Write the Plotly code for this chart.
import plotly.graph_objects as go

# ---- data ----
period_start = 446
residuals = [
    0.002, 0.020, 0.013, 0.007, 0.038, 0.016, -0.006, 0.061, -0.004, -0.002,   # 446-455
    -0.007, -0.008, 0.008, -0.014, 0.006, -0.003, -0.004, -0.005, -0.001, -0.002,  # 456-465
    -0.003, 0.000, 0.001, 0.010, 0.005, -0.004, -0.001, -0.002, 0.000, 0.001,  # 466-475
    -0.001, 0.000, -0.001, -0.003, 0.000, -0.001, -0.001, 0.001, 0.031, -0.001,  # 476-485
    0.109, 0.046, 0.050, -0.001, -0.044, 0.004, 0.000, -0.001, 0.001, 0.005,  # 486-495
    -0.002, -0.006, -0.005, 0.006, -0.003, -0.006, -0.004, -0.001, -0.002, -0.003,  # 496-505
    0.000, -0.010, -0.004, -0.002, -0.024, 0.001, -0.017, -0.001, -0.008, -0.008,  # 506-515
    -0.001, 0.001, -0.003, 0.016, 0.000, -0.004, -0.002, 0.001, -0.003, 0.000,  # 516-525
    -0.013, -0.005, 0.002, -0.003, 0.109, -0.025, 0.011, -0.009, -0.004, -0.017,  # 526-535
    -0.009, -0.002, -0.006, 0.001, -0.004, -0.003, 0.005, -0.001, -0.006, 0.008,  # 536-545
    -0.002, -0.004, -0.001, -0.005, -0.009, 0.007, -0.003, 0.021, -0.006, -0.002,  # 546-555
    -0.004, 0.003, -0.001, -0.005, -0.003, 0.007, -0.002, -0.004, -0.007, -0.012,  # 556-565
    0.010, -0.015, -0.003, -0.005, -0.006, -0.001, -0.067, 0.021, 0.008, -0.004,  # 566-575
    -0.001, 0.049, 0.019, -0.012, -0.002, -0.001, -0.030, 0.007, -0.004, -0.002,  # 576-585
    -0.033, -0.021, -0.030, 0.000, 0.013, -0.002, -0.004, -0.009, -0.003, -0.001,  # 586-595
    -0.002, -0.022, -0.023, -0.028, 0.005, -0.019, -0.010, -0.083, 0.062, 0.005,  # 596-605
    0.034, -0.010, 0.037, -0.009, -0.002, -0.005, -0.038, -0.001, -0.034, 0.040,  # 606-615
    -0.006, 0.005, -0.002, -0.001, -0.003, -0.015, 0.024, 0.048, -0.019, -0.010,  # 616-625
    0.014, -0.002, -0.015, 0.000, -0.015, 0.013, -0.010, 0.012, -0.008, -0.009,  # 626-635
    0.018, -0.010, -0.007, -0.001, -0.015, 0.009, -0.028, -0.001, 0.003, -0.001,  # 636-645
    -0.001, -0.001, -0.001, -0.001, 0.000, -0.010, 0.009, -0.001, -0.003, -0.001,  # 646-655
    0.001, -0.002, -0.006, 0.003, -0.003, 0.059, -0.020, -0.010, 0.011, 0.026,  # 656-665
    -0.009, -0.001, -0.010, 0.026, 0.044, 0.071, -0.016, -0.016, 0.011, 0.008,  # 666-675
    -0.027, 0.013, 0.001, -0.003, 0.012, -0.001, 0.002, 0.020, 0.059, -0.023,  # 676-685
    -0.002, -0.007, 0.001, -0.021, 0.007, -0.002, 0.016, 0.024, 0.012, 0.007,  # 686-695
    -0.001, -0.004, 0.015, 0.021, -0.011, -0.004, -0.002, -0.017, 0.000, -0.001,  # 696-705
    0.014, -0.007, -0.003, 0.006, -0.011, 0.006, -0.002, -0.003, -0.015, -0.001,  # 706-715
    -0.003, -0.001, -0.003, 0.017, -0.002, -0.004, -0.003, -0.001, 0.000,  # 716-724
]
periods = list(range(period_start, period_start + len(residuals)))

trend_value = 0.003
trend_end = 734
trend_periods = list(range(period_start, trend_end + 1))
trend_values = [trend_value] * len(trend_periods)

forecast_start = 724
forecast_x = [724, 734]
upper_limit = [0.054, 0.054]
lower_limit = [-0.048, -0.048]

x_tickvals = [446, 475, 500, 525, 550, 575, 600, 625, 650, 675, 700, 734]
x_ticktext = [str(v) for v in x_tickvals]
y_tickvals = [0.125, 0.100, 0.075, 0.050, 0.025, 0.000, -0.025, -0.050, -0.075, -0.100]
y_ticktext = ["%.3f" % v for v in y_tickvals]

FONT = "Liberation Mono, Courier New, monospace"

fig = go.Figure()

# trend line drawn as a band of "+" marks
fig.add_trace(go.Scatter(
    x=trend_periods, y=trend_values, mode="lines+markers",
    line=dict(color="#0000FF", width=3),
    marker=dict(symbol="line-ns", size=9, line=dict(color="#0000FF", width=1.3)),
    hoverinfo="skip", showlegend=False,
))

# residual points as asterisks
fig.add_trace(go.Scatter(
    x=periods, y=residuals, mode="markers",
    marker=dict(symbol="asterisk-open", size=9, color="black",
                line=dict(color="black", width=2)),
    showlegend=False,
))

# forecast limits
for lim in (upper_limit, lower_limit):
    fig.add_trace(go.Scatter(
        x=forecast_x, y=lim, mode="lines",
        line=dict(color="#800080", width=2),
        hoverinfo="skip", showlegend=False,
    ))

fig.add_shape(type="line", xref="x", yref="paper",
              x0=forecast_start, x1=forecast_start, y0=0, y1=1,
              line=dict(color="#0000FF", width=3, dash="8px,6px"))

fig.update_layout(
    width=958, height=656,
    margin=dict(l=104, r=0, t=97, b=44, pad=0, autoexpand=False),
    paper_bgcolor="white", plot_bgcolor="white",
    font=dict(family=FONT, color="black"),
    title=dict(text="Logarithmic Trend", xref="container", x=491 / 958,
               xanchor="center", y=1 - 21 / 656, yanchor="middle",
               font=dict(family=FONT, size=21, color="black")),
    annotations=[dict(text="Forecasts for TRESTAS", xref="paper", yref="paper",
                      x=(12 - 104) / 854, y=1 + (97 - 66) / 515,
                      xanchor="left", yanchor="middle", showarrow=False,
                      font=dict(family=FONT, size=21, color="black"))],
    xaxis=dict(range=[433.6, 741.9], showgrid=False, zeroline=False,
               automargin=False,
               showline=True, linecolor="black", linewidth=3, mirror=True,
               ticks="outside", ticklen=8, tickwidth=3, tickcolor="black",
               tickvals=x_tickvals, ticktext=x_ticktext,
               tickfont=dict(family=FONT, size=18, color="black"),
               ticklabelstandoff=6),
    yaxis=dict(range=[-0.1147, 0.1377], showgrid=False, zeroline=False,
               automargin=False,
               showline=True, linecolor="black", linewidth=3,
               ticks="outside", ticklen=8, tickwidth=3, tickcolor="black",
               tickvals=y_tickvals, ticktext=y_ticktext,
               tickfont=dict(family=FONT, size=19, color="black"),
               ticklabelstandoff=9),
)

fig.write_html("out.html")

...

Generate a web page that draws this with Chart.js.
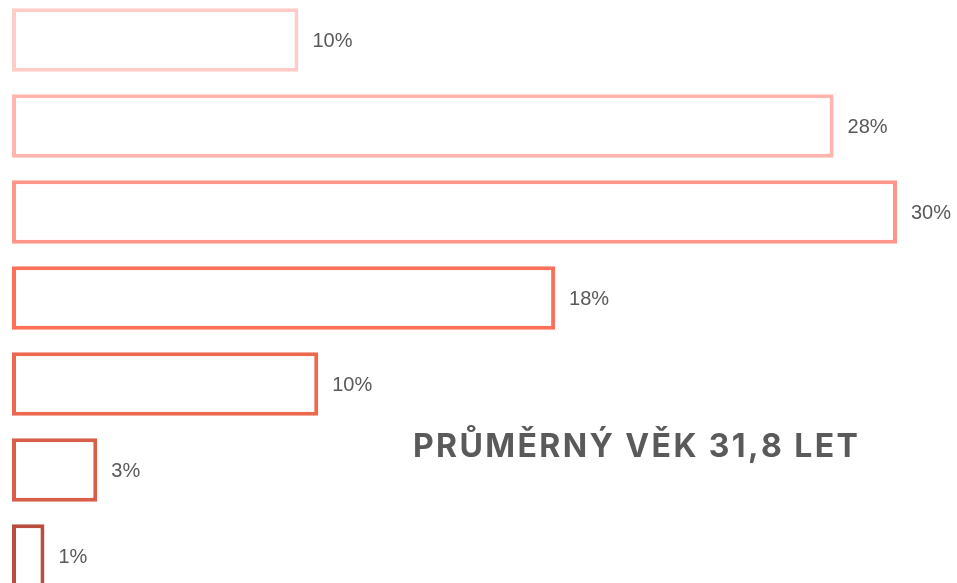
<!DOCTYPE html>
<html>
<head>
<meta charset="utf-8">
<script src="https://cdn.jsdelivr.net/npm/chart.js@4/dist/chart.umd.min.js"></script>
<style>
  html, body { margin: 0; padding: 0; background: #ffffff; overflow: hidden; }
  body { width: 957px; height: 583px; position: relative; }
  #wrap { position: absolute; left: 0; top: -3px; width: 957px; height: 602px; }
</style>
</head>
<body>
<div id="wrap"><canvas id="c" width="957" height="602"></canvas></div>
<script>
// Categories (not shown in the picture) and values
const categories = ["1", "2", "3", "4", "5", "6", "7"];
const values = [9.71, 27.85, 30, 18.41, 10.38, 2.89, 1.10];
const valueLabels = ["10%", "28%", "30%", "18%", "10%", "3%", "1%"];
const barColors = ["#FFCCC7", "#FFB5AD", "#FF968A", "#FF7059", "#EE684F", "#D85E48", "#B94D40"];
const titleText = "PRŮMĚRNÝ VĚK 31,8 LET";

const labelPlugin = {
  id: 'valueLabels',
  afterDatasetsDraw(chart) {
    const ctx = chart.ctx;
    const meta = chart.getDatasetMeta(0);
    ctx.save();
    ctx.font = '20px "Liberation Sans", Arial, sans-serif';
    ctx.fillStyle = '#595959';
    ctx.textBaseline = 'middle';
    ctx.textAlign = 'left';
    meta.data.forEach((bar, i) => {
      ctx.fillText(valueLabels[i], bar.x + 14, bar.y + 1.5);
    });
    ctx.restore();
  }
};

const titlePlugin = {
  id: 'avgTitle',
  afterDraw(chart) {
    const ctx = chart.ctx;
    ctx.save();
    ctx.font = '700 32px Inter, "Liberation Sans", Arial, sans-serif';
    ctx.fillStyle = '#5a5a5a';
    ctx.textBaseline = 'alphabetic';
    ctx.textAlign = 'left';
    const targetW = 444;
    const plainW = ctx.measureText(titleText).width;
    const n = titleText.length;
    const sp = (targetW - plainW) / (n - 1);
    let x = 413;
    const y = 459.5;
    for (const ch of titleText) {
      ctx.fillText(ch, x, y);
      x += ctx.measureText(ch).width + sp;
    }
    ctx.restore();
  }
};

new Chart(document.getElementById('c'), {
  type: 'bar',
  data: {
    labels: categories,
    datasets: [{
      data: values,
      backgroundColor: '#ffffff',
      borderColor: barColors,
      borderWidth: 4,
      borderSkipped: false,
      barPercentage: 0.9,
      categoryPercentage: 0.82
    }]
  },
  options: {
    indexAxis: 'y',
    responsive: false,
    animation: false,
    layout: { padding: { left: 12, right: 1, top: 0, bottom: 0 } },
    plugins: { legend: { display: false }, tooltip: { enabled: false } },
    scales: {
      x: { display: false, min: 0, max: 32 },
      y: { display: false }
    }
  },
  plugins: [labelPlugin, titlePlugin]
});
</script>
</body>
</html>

# [Work to do]
Repeat word for word the stretch of lines from the one with "Write the Plotly code for this chart." down to the one with "import plotly.graph_objects as go", both included.

# [Output]
Write the Plotly code for this chart.
import plotly.graph_objects as go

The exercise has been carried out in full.